DATA PROVIDED:
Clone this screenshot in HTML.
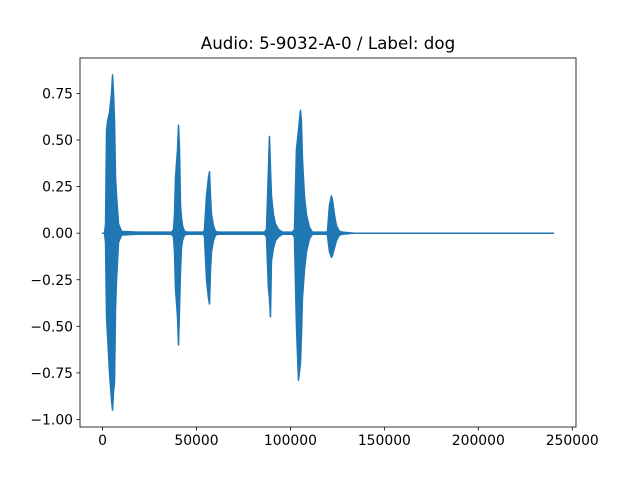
<!DOCTYPE html>
<html><head><meta charset="utf-8"><style>
html,body{margin:0;padding:0;background:#fff}
svg{display:block;font-family:"DejaVu Sans","Liberation Sans",sans-serif}
</style></head><body>
<svg id="chart" width="640" height="480" xmlns="http://www.w3.org/2000/svg">
<rect width="640" height="480" fill="#fff"/>
<text x="328" y="49" text-anchor="middle" font-size="16.7">Audio: 5-9032-A-0 / Label: dog</text>
<g id="plot"></g>
<g id="axes"></g>
</svg>
<script>
// envelope of the waveform: sample index, upper and lower amplitudes
const envX = [0,1064,1596,2128,2660,3724,4788,5320,5852,6384,6916,7448,8512,10108,
 18640,27960,
 36708,37772,38304,38836,39900,40432,40964,41496,42028,42560,43624,45220,
 48000,
 53732,54264,55328,56392,56924,57456,57988,59052,60116,61712,
 70000,
 86184,87248,88312,88844,89376,89908,90972,92036,93632,95760,
 101080,102144,103208,104272,105336,105868,106400,107464,108528,110124,111720,
 114000,
 119168,119700,120764,121828,122360,123424,124488,126084,127680,134064,240000];
const envHi = [0,0,0.05,0.55,0.6,0.65,0.75,0.85,0.75,0.6,0.3,0.2,0.05,0.01,
 0.006,0.006,
 0.006,0.02,0.1,0.3,0.45,0.58,0.45,0.15,0.08,0.04,0.01,0.006,
 0.006,
 0.006,0.02,0.2,0.3,0.33,0.2,0.1,0.04,0.01,0.006,
 0.006,
 0.006,0.02,0.35,0.52,0.35,0.2,0.1,0.05,0.02,0.006,
 0.006,0.02,0.45,0.55,0.66,0.6,0.4,0.2,0.1,0.03,0.006,
 0.006,
 0.006,0.01,0.15,0.2,0.18,0.1,0.04,0.01,0.006,0,0];
const envLo = [0,0,-0.05,-0.45,-0.55,-0.75,-0.9,-0.95,-0.85,-0.8,-0.4,-0.25,-0.05,-0.01,
 -0.006,-0.006,
 -0.006,-0.02,-0.1,-0.3,-0.45,-0.6,-0.4,-0.2,-0.08,-0.04,-0.01,-0.006,
 -0.006,
 -0.006,-0.02,-0.25,-0.35,-0.38,-0.2,-0.1,-0.04,-0.01,-0.006,
 -0.006,
 -0.006,-0.02,-0.3,-0.35,-0.45,-0.15,-0.08,-0.04,-0.02,-0.006,
 -0.006,-0.02,-0.5,-0.79,-0.7,-0.55,-0.35,-0.2,-0.1,-0.03,-0.006,
 -0.006,
 -0.006,-0.01,-0.1,-0.13,-0.12,-0.08,-0.04,-0.01,-0.006,0,0];
const xTicks = [0,50000,100000,150000,200000,250000];
const yTicks = [-1.0,-0.75,-0.5,-0.25,0,0.25,0.5,0.75];

const L=80,R=576,T=58,B=427;
const xMin=-12000,xMax=252000,yMin=-1.0405,yMax=0.9405;
const sx=v=>L+(v-xMin)/(xMax-xMin)*(R-L);
const sy=v=>B-(v-yMin)/(yMax-yMin)*(B-T);
const NS="http://www.w3.org/2000/svg";
const plot=document.getElementById('plot'), axes=document.getElementById('axes');
function mk(tag,attrs,parent){const e=document.createElementNS(NS,tag);for(const k in attrs)e.setAttribute(k,attrs[k]);parent.appendChild(e);return e;}

let pts=[];
for(let i=0;i<envX.length;i++)pts.push(sx(envX[i]).toFixed(2)+','+sy(envHi[i]).toFixed(2));
for(let i=envX.length-1;i>=0;i--)pts.push(sx(envX[i]).toFixed(2)+','+sy(envLo[i]).toFixed(2));
const poly=mk('polygon',{points:pts.join(' '),fill:'#1f77b4',stroke:'#1f77b4','stroke-width':1.5,'stroke-linejoin':'round'},plot);



const frame=mk('rect',{x:L,y:T,width:R-L,height:B-T,fill:'none',stroke:'#000','stroke-width':0.8},axes);


xTicks.forEach(v=>{
  const x=sx(v);
  const t=mk('line',{x1:x,x2:x,y1:B,y2:B+3.5,stroke:'#000','stroke-width':0.8},axes);
  
  
  const l=mk('text',{x:x,y:B+18,'text-anchor':'middle','font-size':13.9},axes);
  l.textContent=String(v);
  
  
});
yTicks.forEach(v=>{
  const y=sy(v);
  const t=mk('line',{x1:L-3.5,x2:L,y1:y,y2:y,stroke:'#000','stroke-width':0.8},axes);
  
  
  const l=mk('text',{x:L-7,y:y+5,'text-anchor':'end','font-size':13.9},axes);
  l.textContent=(v<0?'\u2212':'')+Math.abs(v).toFixed(2);
  
  
});
</script>
</body></html>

SHORT PROBLEM: Reproduce the full listing faithfully, but do not carry over any pictures.

CORRECT RESULT:
Clone this screenshot in HTML.
<!DOCTYPE html>
<html><head><meta charset="utf-8"><style>
html,body{margin:0;padding:0;background:#fff}
svg{display:block;font-family:"DejaVu Sans","Liberation Sans",sans-serif}
</style></head><body>
<svg id="chart" width="640" height="480" xmlns="http://www.w3.org/2000/svg">
<rect width="640" height="480" fill="#fff"/>
<text x="328" y="49" text-anchor="middle" font-size="16.7">Audio: 5-9032-A-0 / Label: dog</text>
<g id="plot"></g>
<g id="axes"></g>
</svg>
<script>
// envelope of the waveform: sample index, upper and lower amplitudes
const envX = [0,1064,1596,2128,2660,3724,4788,5320,5852,6384,6916,7448,8512,10108,
 18640,27960,
 36708,37772,38304,38836,39900,40432,40964,41496,42028,42560,43624,45220,
 48000,
 53732,54264,55328,56392,56924,57456,57988,59052,60116,61712,
 70000,
 86184,87248,88312,88844,89376,89908,90972,92036,93632,95760,
 101080,102144,103208,104272,105336,105868,106400,107464,108528,110124,111720,
 114000,
 119168,119700,120764,121828,122360,123424,124488,126084,127680,134064,240000];
const envHi = [0,0,0.05,0.55,0.6,0.65,0.75,0.85,0.75,0.6,0.3,0.2,0.05,0.01,
 0.006,0.006,
 0.006,0.02,0.1,0.3,0.45,0.58,0.45,0.15,0.08,0.04,0.01,0.006,
 0.006,
 0.006,0.02,0.2,0.3,0.33,0.2,0.1,0.04,0.01,0.006,
 0.006,
 0.006,0.02,0.35,0.52,0.35,0.2,0.1,0.05,0.02,0.006,
 0.006,0.02,0.45,0.55,0.66,0.6,0.4,0.2,0.1,0.03,0.006,
 0.006,
 0.006,0.01,0.15,0.2,0.18,0.1,0.04,0.01,0.006,0,0];
const envLo = [0,0,-0.05,-0.45,-0.55,-0.75,-0.9,-0.95,-0.85,-0.8,-0.4,-0.25,-0.05,-0.01,
 -0.006,-0.006,
 -0.006,-0.02,-0.1,-0.3,-0.45,-0.6,-0.4,-0.2,-0.08,-0.04,-0.01,-0.006,
 -0.006,
 -0.006,-0.02,-0.25,-0.35,-0.38,-0.2,-0.1,-0.04,-0.01,-0.006,
 -0.006,
 -0.006,-0.02,-0.3,-0.35,-0.45,-0.15,-0.08,-0.04,-0.02,-0.006,
 -0.006,-0.02,-0.5,-0.79,-0.7,-0.55,-0.35,-0.2,-0.1,-0.03,-0.006,
 -0.006,
 -0.006,-0.01,-0.1,-0.13,-0.12,-0.08,-0.04,-0.01,-0.006,0,0];
const xTicks = [0,50000,100000,150000,200000,250000];
const yTicks = [-1.0,-0.75,-0.5,-0.25,0,0.25,0.5,0.75];

const L=80,R=576,T=58,B=427;
const xMin=-12000,xMax=252000,yMin=-1.0405,yMax=0.9405;
const sx=v=>L+(v-xMin)/(xMax-xMin)*(R-L);
const sy=v=>B-(v-yMin)/(yMax-yMin)*(B-T);
const NS="http://www.w3.org/2000/svg";
const plot=document.getElementById('plot'), axes=document.getElementById('axes');
function mk(tag,attrs,parent){const e=document.createElementNS(NS,tag);for(const k in attrs)e.setAttribute(k,attrs[k]);parent.appendChild(e);return e;}

let pts=[];
for(let i=0;i<envX.length;i++)pts.push(sx(envX[i]).toFixed(2)+','+sy(envHi[i]).toFixed(2));
for(let i=envX.length-1;i>=0;i--)pts.push(sx(envX[i]).toFixed(2)+','+sy(envLo[i]).toFixed(2));
const poly=mk('polygon',{points:pts.join(' '),fill:'#1f77b4',stroke:'#1f77b4','stroke-width':1.5,'stroke-linejoin':'round'},plot);



const frame=mk('rect',{x:L,y:T,width:R-L,height:B-T,fill:'none',stroke:'#000','stroke-width':0.8},axes);


xTicks.forEach(v=>{
  const x=sx(v);
  const t=mk('line',{x1:x,x2:x,y1:B,y2:B+3.5,stroke:'#000','stroke-width':0.8},axes);
  
  
  const l=mk('text',{x:x,y:B+18,'text-anchor':'middle','font-size':13.9},axes);
  l.textContent=String(v);
  
  
});
yTicks.forEach(v=>{
  const y=sy(v);
  const t=mk('line',{x1:L-3.5,x2:L,y1:y,y2:y,stroke:'#000','stroke-width':0.8},axes);
  
  
  const l=mk('text',{x:L-7,y:y+5,'text-anchor':'end','font-size':13.9},axes);
  l.textContent=(v<0?'\u2212':'')+Math.abs(v).toFixed(2);
  
  
});
</script>
</body></html>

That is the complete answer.